Food & DrinkGrub Notes

A Tale of Two Burgers: Grindhouse, Cook-Out

Fairly recently in Athens, we’ve had two new burger places open, each part of a small (or smallish) chain. Between the two of them, they kind of tell the story of food in America, the dichotomy of fast vs. slow, cheap vs. expensive, good enough vs. really good. The moral high ground is on the side of slow, expensive and tasty these days, but food choices aren’t always (or at least not always primarily) about morality.

BURGER ONE: Grindhouse Killer Burgers (1553 S. Lumpkin St., 706-612-9327) is the third iteration in Alex Brounstein’s mini-empire, started out of the Sweet Auburn Curb Market in Atlanta, where the original Grindhouse still flips burgers behind a long, shiny counter. The location here in Athens is significantly bigger, with a downstairs where you can order at the register, sit at the bar or get table service and an upstairs that is limited to those 21 and up. 

The Five Points area is still relatively lacking in bars (Aromas, The Royal Peasant, Marker 7 and Five & Ten are your only other options), especially considering the residential population within a couple of blocks’ radius, so Grindhouse seems ready to pull in some folks for sporting events and regular blowing off of steam.

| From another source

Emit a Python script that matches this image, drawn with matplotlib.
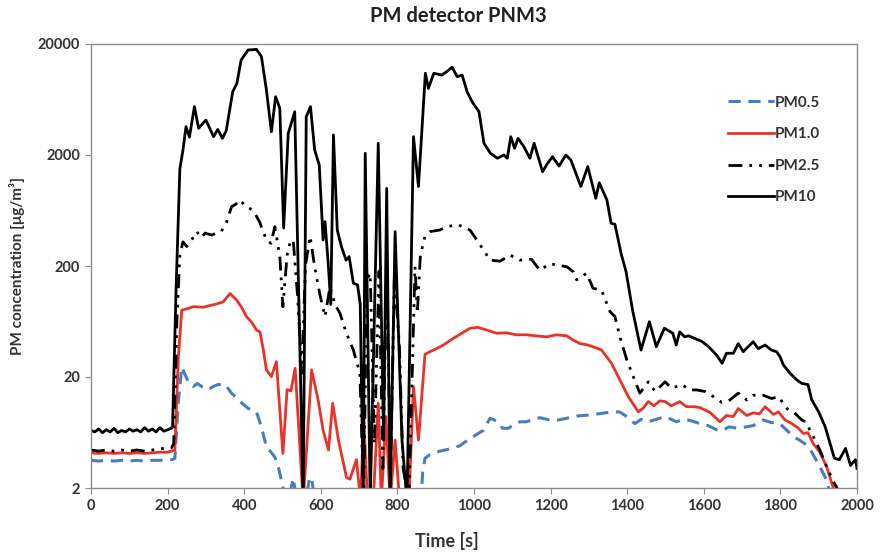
import matplotlib
matplotlib.use("Agg")
import matplotlib.pyplot as plt
from matplotlib.ticker import FixedLocator, NullLocator

plt.rcParams['font.family'] = ['Lato', 'DejaVu Sans']

# PM10 (black solid)
t_pm10 = [0, 10, 20, 30, 40, 50, 60, 70, 80, 90, 100, 110, 120, 130, 140, 150, 160, 170, 180, 190, 200, 210,
          213, 222, 232, 240, 248, 257, 270, 281, 300, 320, 331, 343, 353, 370, 381, 392, 410, 432, 445, 458,
          471, 482, 493, 503, 515, 532, 554, 562, 573, 584, 596, 606, 611, 620, 626, 633, 643, 654, 666, 674,
          685, 696, 703, 711, 716, 729, 750, 764, 772, 781, 794, 812, 825, 842, 855, 873, 881, 895, 916, 929,
          943, 956, 969, 982, 995, 1013, 1026, 1043, 1061, 1078, 1087, 1096, 1106, 1115, 1130, 1146, 1157, 1179,
          1192, 1205, 1222, 1240, 1253, 1279, 1297, 1318, 1327, 1347, 1358, 1368, 1384, 1397, 1414, 1436, 1458,
          1476, 1497, 1519, 1528, 1537, 1550, 1560, 1576, 1594, 1611, 1633, 1648, 1659, 1677, 1690, 1703, 1729,
          1742, 1760, 1777, 1790, 1799, 1808, 1825, 1843, 1856, 1872, 1882, 1900, 1917, 1930, 1941, 1954, 1970,
          1983, 1996, 2000]
v_pm10 = [6.6, 6.4, 6.8, 6.3, 6.7, 6.4, 6.9, 6.3, 6.6, 6.4, 6.8, 6.5, 6.7, 6.4, 7.0, 6.5, 6.8, 6.4, 7.0, 6.5, 6.7, 6.9,
          7.2, 120, 1500, 2200, 3600, 2900, 5450, 3480, 4130, 2925, 3400, 2825, 3300, 7430, 8850, 14350, 17650, 17900, 15400, 7700,
          3240, 6700, 5260, 440, 3130, 4910, 1.5, 4430, 5450, 2218, 1625, 343, 502, 197, 90, 3030, 422, 298, 226, 243,
          140, 135, 90, 1.5, 2070, 1.5, 2550, 5.4, 1000, 1.5, 408, 5.4, 1.5, 2925, 1040, 10900, 7960, 10900, 10500, 11300,
          12350, 10150, 10500, 7430, 6040, 4910, 2550, 2070, 1870, 2000, 1870, 2925, 2300, 2825, 2380, 1870, 2550, 1415,
          1680, 1930, 1590, 2000, 1800, 1040, 1570, 815, 1125, 787, 485, 475, 260, 178, 80, 35, 63,
          37.5, 55, 49.6, 38.8, 51, 46, 47, 44.6, 42, 38, 31.6, 26.6, 32.7, 32.7, 40, 33.8, 41.6,
          36, 38.8, 34.9, 33.8, 30.5, 25.6, 21.6, 18.8, 17.5, 17.1, 12.4, 9.7, 7.1, 5.0, 3.7, 3.6, 4.55,
          3.2, 3.6, 3.0]

# PM2.5 (black dash-dot-dot)
t_pm25 = [0, 20, 40, 60, 80, 100, 120, 140, 160, 180, 200, 210, 216, 224, 232, 240, 250, 262, 276, 288, 298, 315,
          328, 340, 353, 367, 378, 389, 402, 415, 428, 440, 458, 470, 480, 493, 501, 512, 520, 528, 540, 550, 560,
          572, 584, 597, 611, 624, 637, 650, 667, 685, 702, 712, 720, 729, 740, 752, 762, 772, 782, 792, 805, 815,
          830, 846, 852, 860, 872, 885, 911, 929, 959, 990, 1016, 1042, 1068, 1094, 1120, 1150, 1172, 1198, 1216,
          1242, 1259, 1268, 1294, 1311, 1333, 1355, 1368, 1381, 1399, 1416, 1433, 1455, 1473, 1499, 1516, 1542,
          1564, 1581, 1603, 1625, 1647, 1668, 1690, 1712, 1729, 1755, 1777, 1795, 1817, 1838, 1856, 1866, 1886,
          1903, 1921, 1938, 1955, 1970]
v_pm25 = [4.4, 4.3, 4.4, 4.3, 4.4, 4.3, 4.4, 4.3, 4.4, 4.5, 4.6, 4.6, 5, 60, 250, 330, 300, 340, 408, 360, 396, 380,
          396, 410, 485, 685, 720, 787, 700, 660, 597, 500, 343, 320, 453, 243, 86, 250, 330, 343, 100, 21.6, 200,
          370, 197, 113, 70, 130, 90, 75, 49.6, 35, 21.6, 1.5, 150, 172, 5, 180, 3, 200, 2.5, 160, 40, 3,
          1.5, 197, 75, 250, 370, 408, 422, 453, 470, 420, 310, 226, 221, 251, 226, 230, 183, 210, 204,
          197, 178, 150, 172, 126, 121, 77.6, 70, 46, 28.5, 20.1, 14.3, 18.1, 14.8, 18.1, 15.8, 17.1,
          15.3, 15.3, 14.8, 13.3, 11.8, 12.4, 14.3, 12.4, 13.7, 13.7, 12.8, 13.3, 10.4, 9.4, 8.2, 7.9, 5.8,
          4.4, 3.1, 2.3, 1.8, 1.5]

# PM1.0 (red solid)
t_pm1 = [0, 20, 40, 60, 80, 100, 120, 140, 160, 180, 200, 210, 219, 228, 237, 254, 267, 293, 310, 328, 345, 363,
         380, 393, 406, 420, 432, 441, 450, 458, 471, 484, 501, 512, 522, 533, 554, 576, 593, 606, 620, 631, 646,
         667, 676, 693, 704, 712, 722, 738, 750, 758, 770, 781, 794, 806, 830, 842, 855, 872, 885, 902, 920, 946,
         968, 990, 1010, 1033, 1059, 1085, 1110, 1137, 1160, 1190, 1215, 1242, 1259, 1277, 1295, 1311, 1333, 1359,
         1381, 1403, 1429, 1442, 1455, 1470, 1485, 1499, 1515, 1537, 1555, 1575, 1590, 1616, 1642, 1659, 1677,
         1690, 1712, 1729, 1745, 1760, 1782, 1795, 1812, 1830, 1847, 1860, 1872, 1886, 1903, 1921, 1938, 1950]
v_pm1 = [4.15, 4.1, 4.15, 4.1, 4.15, 4.1, 4.15, 4.1, 4.15, 4.2, 4.2, 4.3, 4.4, 30, 80, 83, 86, 85, 88, 91, 95, 113,
         99, 85, 70, 62, 53, 51, 35, 23.2, 20.1, 27.5, 4.1, 15.4, 15, 24, 1.5, 23.2, 12.4, 6.6, 4.4, 11.6, 5.4,
         2.5, 2.4, 3.6, 1.5, 9, 1.5, 1.8, 11.6, 1.5, 8.8, 1.5, 5.4, 1.5, 1.5, 16.4, 5.4, 32, 33.8, 36, 38.8, 44.6,
         49.6, 55, 56, 53, 49.6, 50, 48, 48, 47, 46, 48, 47, 43, 40, 39, 37.5, 35, 26.6,
         18.8, 13.3, 9.7, 10.5, 12, 11, 12.2, 12, 11, 12, 10.8, 10.8, 10.6, 9.6, 7.9, 9.0, 8.8,
         10.4, 9.0, 9.5, 9.3, 10.8, 9.2, 9.7, 8.2, 7.6, 6.9, 6.2, 6.3, 5.0, 4.2, 3.1, 2.0, 1.5]

# PM0.5 (blue dashed)
t_pm05 = [0, 20, 40, 60, 80, 100, 120, 140, 160, 180, 200, 212, 219, 228, 237, 254, 267, 278, 289, 306, 320, 332,
          350, 367, 389, 411, 432, 445, 458, 470, 480, 490, 497, 507, 520, 528, 538, 548, 560, 570, 576, 584, 600,
          700, 800, 860, 866, 872, 885, 911, 937, 963, 990, 1011, 1024, 1042, 1060, 1075, 1090, 1105, 1120, 1137,
          1150, 1172, 1198, 1220, 1242, 1268, 1303, 1333, 1359, 1380, 1399, 1420, 1436, 1455, 1475, 1499, 1515,
          1529, 1545, 1565, 1590, 1611, 1637, 1650, 1665, 1690, 1710, 1729, 1755, 1775, 1799, 1817, 1834, 1850,
          1864, 1882, 1899, 1917, 1930, 1940]
v_pm05 = [3.55, 3.5, 3.55, 3.5, 3.55, 3.5, 3.55, 3.5, 3.55, 3.55, 3.6, 3.6, 3.7, 12, 24.6, 18.1, 16.4, 17.5, 16.4, 15.4, 16.5, 17.1,
          17.1, 14.3, 12, 10.4, 9.7, 7.1, 4.7, 4.2, 3.8, 3, 2.36, 1.6, 1.8, 2.45, 1.5, 1.6, 1.5, 2.4, 2.5, 1.5, 1.3,
          1.2, 1.2, 1.2, 2.8, 3.7, 4.0, 4.3, 4.5, 4.8, 5.6, 6.2, 6.6, 8.5, 8.0, 6.9, 6.9, 7.5, 7.9, 7.9,
          8.2, 8.6, 8.2, 8.2, 8.5, 8.9, 9.1, 9.4, 9.7, 9.7, 8.8, 7.6, 8.3, 7.9, 8.3, 8.8, 8.3,
          7.9, 8.3, 8.1, 7.6, 7.3, 6.6, 6.6, 7.1, 6.9, 7.1, 7.3, 8.2, 7.8, 7.6, 6.6, 5.8, 5.4,
          5.0, 4.2, 3.3, 2.5, 1.8, 1.4]

y_ticks = [2, 20, 200, 2000, 20000]
x_ticks = list(range(0, 2001, 200))

fig = plt.figure(figsize=(8.8, 5.55), dpi=100)
ax = fig.add_axes([91 / 880, 1 - 488 / 555, 766 / 880, 444 / 555])

ax.plot(t_pm05, v_pm05, color='#4a7ebb', lw=2.2, dashes=(4, 2.5), label='PM0.5')
ax.plot(t_pm1, v_pm1, color='#e8332a', lw=2.0, label='PM1.0')
ax.plot(t_pm25, v_pm25, color='black', lw=2.0, dashes=(5, 2.5, 1, 2.5, 1, 2.5), label='PM2.5')
ax.plot(t_pm10, v_pm10, color='black', lw=2.0, label='PM10')

ax.set_yscale('log')
ax.set_ylim(2, 20000)
ax.set_xlim(0, 2000)
ax.yaxis.set_major_locator(FixedLocator(y_ticks))
ax.yaxis.set_minor_locator(NullLocator())
ax.set_yticklabels([str(v) for v in y_ticks])
ax.set_xticks(x_ticks)
ax.set_xticklabels([str(v) for v in x_ticks])

for s in ax.spines.values():
    s.set_color('#8c8c8c')
    s.set_linewidth(1.0)
ax.tick_params(direction='out', length=4, color='#8c8c8c', labelsize=10.5,
               labelcolor='#333333', pad=4)
for lab in ax.get_xticklabels() + ax.get_yticklabels():
    lab.set_fontweight('bold')

fig.text(458 / 880, 1 - 16 / 555, 'PM detector PNM3', ha='center', va='center',
         fontsize=14.5, fontweight='bold', color='#222222')
fig.text(447 / 880, 1 - 541 / 555, 'Time [s]', ha='center', va='center',
         fontsize=13, fontweight='bold', color='#333333')
fig.text(17 / 880, 1 - 266 / 555, 'PM concentration [μg/m³]', ha='center', va='center',
         rotation=90, fontsize=11, fontweight='bold', color='#333333')

leg = ax.legend(loc='upper left', bbox_to_anchor=(714 / 880, 1 - 82 / 555),
                bbox_transform=fig.transFigure, frameon=False, handlelength=3.0,
                handletextpad=0.1, labelspacing=1.15, prop={'weight': 'bold', 'size': 11})
for txt in leg.get_texts():
    txt.set_color('#333333')

fig.savefig('out.png', dpi=100)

The building is attractive, designed by locals E + E Architecture with lots of hard surfaces, brushed metal and pretty details. The parking lot is a bit of an issue, with only one point of ingress/egress and no turnaround at the far end of the rectangle, which can be stressful. 

The burgers in question are flat rather than fat, and on the small side, which for some is a negative rather than a positive. Not so. If you need more food (and for many people the standard burger and fries combination will leave you sated but not stuffed, which is what you should want but in reality often do not), you can order a double, with two of the svelte patties, but the “junior” is a better balanced creation. 

Made with beef ground fresh (out of house) and delivered daily, turkey or quinoa and beans, the burgers come on a potato bun Brounstein finally decided on after investigating option after option. You can build your own or pick among Euro Style (Swiss, mushrooms, lettuce, mustard, mayo), Yankee Style (bleu cheese, bacon, grilled onions, lettuce), Apache Style (pepper jack, grilled onions, green chiles, lettuce) and more. For my money, the Dixie Style (pimento cheese, fried green tomato, slaw, chipotle ranch) may not be for purists, but it’s damn delicious. 

The fries are crinkle-cut, spice-dusted with restraint and served in not-too-big portions. The hand-spun milkshakes are excellent, and upstairs offers alcoholic versions. The Cheesy Poofs (fried pimento-cheese nuggets) do not need their sweet Asian dipping sauce. Everything is a nice combination of decadent and focused. The veggie burger has more substance than at most restaurants. But quality can take time. My second visit to the restaurant resulted in a 25-minute wait from the time I paid my check to the moment I got my food. I doubt that’s usual, but it is indicative that large crowds can be a problem for the kitchen the way things are organized now. 

Grindhouse is open for lunch and dinner daily, takes credit cards, does take-out, screens trashy movies and has a full bar.

BURGER TWO: Cook-Out Restaurant (1097 Pkwy Blvd., between Kohl’s and Walmart off Epps Bridge), on the other hand, reminds one of where McDonald’s must have started out. The chain, out of North Carolina, aims to serve a lot of people efficiently and without bankrupting them. The place is busy, with both dine-in and two drive-thru lanes packed frequently, but orders are taken smoothly and food delivered speedily. There’s an extra menu board posted in the drive-thru before you get to the ordering station, which is a smart idea to minimize stress if you’re unfamiliar with the menu. 

Not that it’s super-complicated. Cook-Out focuses on burgers, chicken sandwiches, hot dogs and BBQ and pushes its combo platters, as part of which you get one of the above (or two hot dogs), two sides of mostly fried stuff (french fries, hush puppies, chicken nuggets, onion rings, corn dog, etc.) and a giant drink for less than $5. You will not feel healthy. You will not feel virtuous. But eating isn’t always about confirming your virtue to yourself. 

I’m not a big fan of the hot dogs, which you can order Cook-Out Style with chili and slaw, but the burgers are fairly solid in the fast-food category. The BBQ sandwich is not a masterpiece, but it is also about as good as what’s served at 90 percent of the places in Athens, topped with slaw and a spicy (rather than tomatoey) sauce. Perhaps the biggest attraction is in the beverage column, where you can get Cheerwine for your drink or upgrade to one of a Baskin Robbins-worthy array of milkshake flavors.